---------- Supplied entries

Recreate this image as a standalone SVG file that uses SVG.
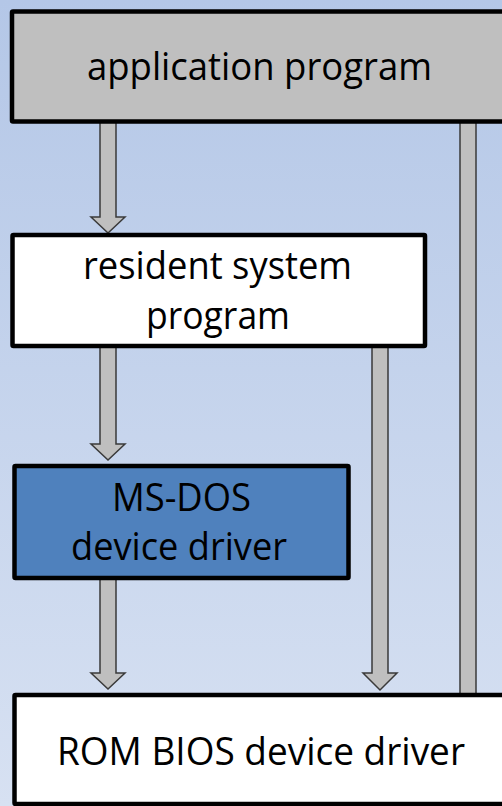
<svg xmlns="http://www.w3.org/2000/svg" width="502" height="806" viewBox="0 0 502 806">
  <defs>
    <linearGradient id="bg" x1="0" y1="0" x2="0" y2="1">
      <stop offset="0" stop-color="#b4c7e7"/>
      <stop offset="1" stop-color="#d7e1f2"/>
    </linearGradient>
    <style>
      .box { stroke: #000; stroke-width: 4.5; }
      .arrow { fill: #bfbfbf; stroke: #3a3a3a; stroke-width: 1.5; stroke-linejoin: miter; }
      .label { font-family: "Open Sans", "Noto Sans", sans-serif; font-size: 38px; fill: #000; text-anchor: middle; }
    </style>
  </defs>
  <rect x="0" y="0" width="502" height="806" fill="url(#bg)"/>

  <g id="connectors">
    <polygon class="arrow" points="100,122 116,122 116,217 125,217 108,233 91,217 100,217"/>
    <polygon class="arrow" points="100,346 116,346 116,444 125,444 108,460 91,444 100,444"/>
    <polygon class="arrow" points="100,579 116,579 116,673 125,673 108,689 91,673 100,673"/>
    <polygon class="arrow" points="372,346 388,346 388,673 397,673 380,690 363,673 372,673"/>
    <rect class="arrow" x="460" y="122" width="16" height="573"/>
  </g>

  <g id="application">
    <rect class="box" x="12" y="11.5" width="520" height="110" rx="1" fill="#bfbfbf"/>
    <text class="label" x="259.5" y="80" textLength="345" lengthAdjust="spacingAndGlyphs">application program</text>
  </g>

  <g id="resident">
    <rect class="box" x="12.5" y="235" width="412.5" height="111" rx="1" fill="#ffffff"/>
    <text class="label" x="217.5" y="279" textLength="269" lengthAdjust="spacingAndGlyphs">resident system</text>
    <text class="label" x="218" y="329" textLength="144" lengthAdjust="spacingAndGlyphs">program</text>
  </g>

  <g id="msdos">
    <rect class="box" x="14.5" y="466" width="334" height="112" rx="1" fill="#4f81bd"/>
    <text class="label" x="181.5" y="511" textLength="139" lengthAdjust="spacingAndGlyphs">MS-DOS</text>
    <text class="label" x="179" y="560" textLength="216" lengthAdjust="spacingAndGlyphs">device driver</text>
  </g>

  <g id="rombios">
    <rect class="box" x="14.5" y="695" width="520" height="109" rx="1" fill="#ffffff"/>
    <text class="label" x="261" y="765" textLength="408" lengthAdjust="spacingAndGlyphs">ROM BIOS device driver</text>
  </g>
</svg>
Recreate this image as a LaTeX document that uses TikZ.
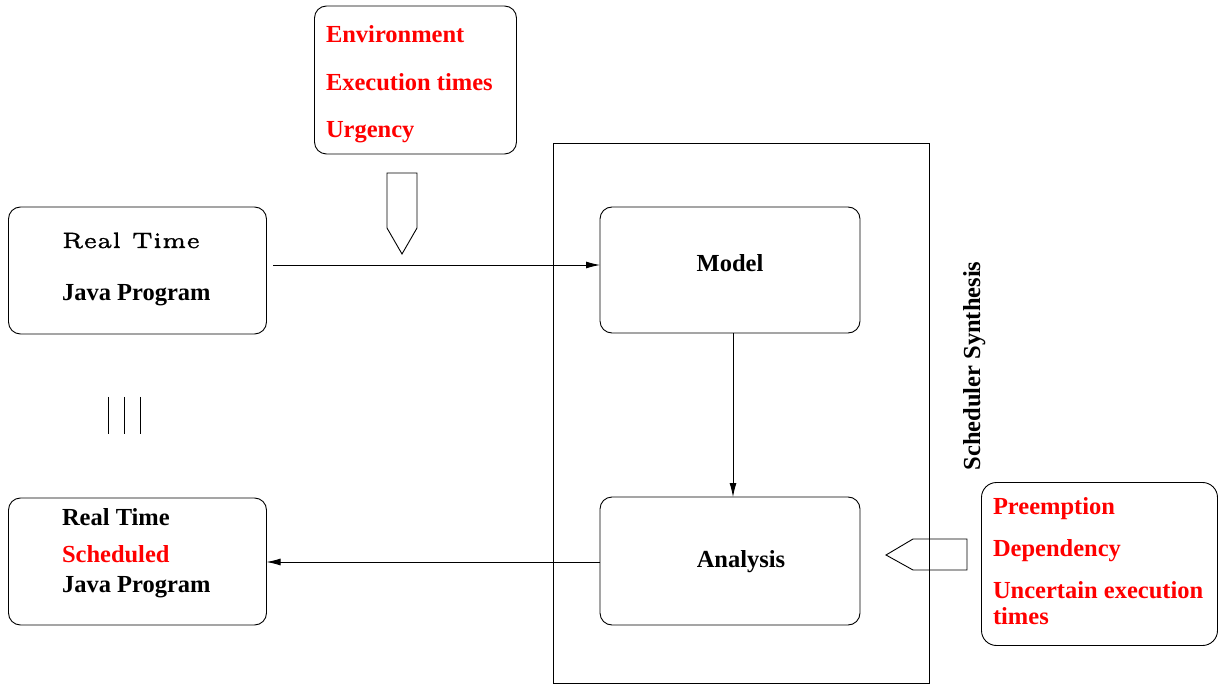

--------------------

## Aim
Each record above must be returned exactly as written, with its pictures omitted.

## Expected output
Recreate this image as a standalone SVG file that uses SVG.
<svg xmlns="http://www.w3.org/2000/svg" width="502" height="806" viewBox="0 0 502 806">
  <defs>
    <linearGradient id="bg" x1="0" y1="0" x2="0" y2="1">
      <stop offset="0" stop-color="#b4c7e7"/>
      <stop offset="1" stop-color="#d7e1f2"/>
    </linearGradient>
    <style>
      .box { stroke: #000; stroke-width: 4.5; }
      .arrow { fill: #bfbfbf; stroke: #3a3a3a; stroke-width: 1.5; stroke-linejoin: miter; }
      .label { font-family: "Open Sans", "Noto Sans", sans-serif; font-size: 38px; fill: #000; text-anchor: middle; }
    </style>
  </defs>
  <rect x="0" y="0" width="502" height="806" fill="url(#bg)"/>

  <g id="connectors">
    <polygon class="arrow" points="100,122 116,122 116,217 125,217 108,233 91,217 100,217"/>
    <polygon class="arrow" points="100,346 116,346 116,444 125,444 108,460 91,444 100,444"/>
    <polygon class="arrow" points="100,579 116,579 116,673 125,673 108,689 91,673 100,673"/>
    <polygon class="arrow" points="372,346 388,346 388,673 397,673 380,690 363,673 372,673"/>
    <rect class="arrow" x="460" y="122" width="16" height="573"/>
  </g>

  <g id="application">
    <rect class="box" x="12" y="11.5" width="520" height="110" rx="1" fill="#bfbfbf"/>
    <text class="label" x="259.5" y="80" textLength="345" lengthAdjust="spacingAndGlyphs">application program</text>
  </g>

  <g id="resident">
    <rect class="box" x="12.5" y="235" width="412.5" height="111" rx="1" fill="#ffffff"/>
    <text class="label" x="217.5" y="279" textLength="269" lengthAdjust="spacingAndGlyphs">resident system</text>
    <text class="label" x="218" y="329" textLength="144" lengthAdjust="spacingAndGlyphs">program</text>
  </g>

  <g id="msdos">
    <rect class="box" x="14.5" y="466" width="334" height="112" rx="1" fill="#4f81bd"/>
    <text class="label" x="181.5" y="511" textLength="139" lengthAdjust="spacingAndGlyphs">MS-DOS</text>
    <text class="label" x="179" y="560" textLength="216" lengthAdjust="spacingAndGlyphs">device driver</text>
  </g>

  <g id="rombios">
    <rect class="box" x="14.5" y="695" width="520" height="109" rx="1" fill="#ffffff"/>
    <text class="label" x="261" y="765" textLength="408" lengthAdjust="spacingAndGlyphs">ROM BIOS device driver</text>
  </g>
</svg>
Recreate this image as a LaTeX document that uses TikZ.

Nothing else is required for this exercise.